[Given data start]

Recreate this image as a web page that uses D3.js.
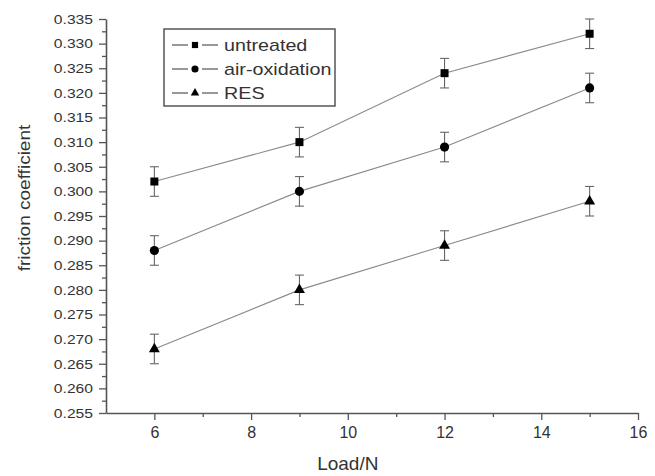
<!DOCTYPE html>
<html>
<head>
<meta charset="utf-8">
<script src="https://cdn.jsdelivr.net/npm/d3@7.9.0/dist/d3.min.js"></script>
<style>
  body { margin: 0; background: #fff; }
  svg text { font-family: Arial, "Liberation Sans", sans-serif; fill: #333; }
</style>
</head>
<body>
<svg id="chart" width="655" height="476"></svg>
<script>
const loads = [6, 9, 12, 15];
const untreated = [0.302, 0.310, 0.324, 0.332];
const airOxidation = [0.288, 0.300, 0.309, 0.321];
const res = [0.268, 0.280, 0.289, 0.298];
const errUntreated = [0.003, 0.003, 0.003, 0.003];
const errAir = [0.003, 0.003, 0.003, 0.003];
const errRes = [0.003, 0.003, 0.003, 0.003];
const xTicks = [6, 8, 10, 12, 14, 16];
const xMinor = [7, 9, 11, 13, 15];
const yTicks = d3.range(0.255, 0.3351, 0.005);
const yMinor = d3.range(0.2575, 0.335, 0.005);

const series = [
  { name: "untreated", values: untreated, err: errUntreated, symbol: d3.symbolSquare, size: 64 },
  { name: "air-oxidation", values: airOxidation, err: errAir, symbol: d3.symbolCircle, size: 66 },
  { name: "RES", values: res, err: errRes, symbol: d3.symbolTriangle, size: 52 }
];

const margin = { top: 19, left: 106 };
const width = 532, height = 394;
const svg = d3.select("#chart");
const g = svg.append("g").attr("transform", `translate(${margin.left},${margin.top})`);

const x = d3.scaleLinear().domain([5, 16]).range([0, width]);
const y = d3.scaleLinear().domain([0.255, 0.335]).range([height, 0]);

const axisColor = "#555";
const lineColor = "#8a8a8a";

// x axis
const xAxis = g.append("g").attr("transform", `translate(0,${height})`)
  .call(d3.axisBottom(x).tickValues(xTicks).tickSize(7).tickSizeOuter(0).tickPadding(7).tickFormat(d3.format("d")));
g.append("g").attr("transform", `translate(0,${height})`)
  .call(d3.axisBottom(x).tickValues(xMinor).tickSize(4).tickSizeOuter(0).tickFormat(""))
  .select(".domain").remove();

// y axis
const yAxis = g.append("g")
  .call(d3.axisLeft(y).tickValues(yTicks).tickSize(7).tickSizeOuter(0).tickPadding(5).tickFormat(d3.format(".3f")));
g.append("g")
  .call(d3.axisLeft(y).tickValues(yMinor).tickSize(4).tickSizeOuter(0).tickFormat(""))
  .select(".domain").remove();

g.selectAll(".domain").attr("stroke", axisColor).attr("stroke-width", 1.6);
g.selectAll(".tick line").attr("stroke", axisColor).attr("stroke-width", 1.3);
xAxis.selectAll("text").attr("font-size", 16).attr("font-family", null);
yAxis.selectAll("text").attr("font-size", 13.5).attr("font-family", null)
  .attr("transform", "scale(1.16,1)")
  .attr("x", -13 / 1.16);

// axis titles
svg.append("text").attr("x", margin.left + x(10)).attr("y", 470)
  .attr("text-anchor", "middle").attr("font-size", 19).text("Load/N");
svg.append("text").attr("transform", `translate(30,${margin.top + height / 2 - 18}) rotate(-90) scale(1.12,1)`)
  .attr("text-anchor", "middle").attr("font-size", 17).text("friction coefficient");

// lines, error bars, markers
const line = d3.line().x((d, i) => x(loads[i])).y(d => y(d));
series.forEach(s => {
  g.append("path").datum(s.values).attr("d", line)
    .attr("fill", "none").attr("stroke", lineColor).attr("stroke-width", 1.1);

  const eb = g.append("g");
  s.values.forEach((v, i) => {
    const cx = x(loads[i]);
    const y1 = y(v - s.err[i]), y2 = y(v + s.err[i]);
    eb.append("line").attr("x1", cx).attr("x2", cx).attr("y1", y1).attr("y2", y2);
    eb.append("line").attr("x1", cx - 4.5).attr("x2", cx + 4.5).attr("y1", y1).attr("y2", y1);
    eb.append("line").attr("x1", cx - 4.5).attr("x2", cx + 4.5).attr("y1", y2).attr("y2", y2);
  });
  eb.selectAll("line").attr("stroke", "#666").attr("stroke-width", 1.1);

  g.selectAll(null).data(s.values).enter().append("path")
    .attr("d", d3.symbol().type(s.symbol).size(s.size))
    .attr("transform", (d, i) => `translate(${x(loads[i])},${y(d)})`)
    .attr("fill", "#000");
});

// legend
const legend = svg.append("g").attr("transform", "translate(164,29)");
legend.append("rect").attr("width", 171).attr("height", 77)
  .attr("fill", "#fff").attr("stroke", "#555").attr("stroke-width", 1.5);
series.forEach((s, i) => {
  const ly = 16 + i * 24;
  legend.append("line").attr("x1", 8).attr("x2", 24).attr("y1", ly).attr("y2", ly)
    .attr("stroke", "#444").attr("stroke-width", 1.1);
  legend.append("line").attr("x1", 38).attr("x2", 54).attr("y1", ly).attr("y2", ly)
    .attr("stroke", "#444").attr("stroke-width", 1.1);
  legend.append("path").attr("d", d3.symbol().type(s.symbol).size(s.size * 0.6))
    .attr("transform", `translate(31,${ly})`).attr("fill", "#000");
  legend.append("text").attr("transform", `translate(60,${ly + 6}) scale(1.16,1)`)
    .attr("font-size", 17).attr("fill", "#222").text(s.name);
});
</script>
</body>
</html>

[Given data end]

Task to complete >> Please take the lines from the beginning of the data above through the line holding "d3.scaleLinear().domain([0.255, 0.335]).range([height, 0]);" and transcribe them exactly, without any pictures.

Solution for this problem >>
Recreate this image as a web page that uses D3.js.
<!DOCTYPE html>
<html>
<head>
<meta charset="utf-8">
<script src="https://cdn.jsdelivr.net/npm/d3@7.9.0/dist/d3.min.js"></script>
<style>
  body { margin: 0; background: #fff; }
  svg text { font-family: Arial, "Liberation Sans", sans-serif; fill: #333; }
</style>
</head>
<body>
<svg id="chart" width="655" height="476"></svg>
<script>
const loads = [6, 9, 12, 15];
const untreated = [0.302, 0.310, 0.324, 0.332];
const airOxidation = [0.288, 0.300, 0.309, 0.321];
const res = [0.268, 0.280, 0.289, 0.298];
const errUntreated = [0.003, 0.003, 0.003, 0.003];
const errAir = [0.003, 0.003, 0.003, 0.003];
const errRes = [0.003, 0.003, 0.003, 0.003];
const xTicks = [6, 8, 10, 12, 14, 16];
const xMinor = [7, 9, 11, 13, 15];
const yTicks = d3.range(0.255, 0.3351, 0.005);
const yMinor = d3.range(0.2575, 0.335, 0.005);

const series = [
  { name: "untreated", values: untreated, err: errUntreated, symbol: d3.symbolSquare, size: 64 },
  { name: "air-oxidation", values: airOxidation, err: errAir, symbol: d3.symbolCircle, size: 66 },
  { name: "RES", values: res, err: errRes, symbol: d3.symbolTriangle, size: 52 }
];

const margin = { top: 19, left: 106 };
const width = 532, height = 394;
const svg = d3.select("#chart");
const g = svg.append("g").attr("transform", `translate(${margin.left},${margin.top})`);

const x = d3.scaleLinear().domain([5, 16]).range([0, width]);
const y = d3.scaleLinear().domain([0.255, 0.335]).range([height, 0]);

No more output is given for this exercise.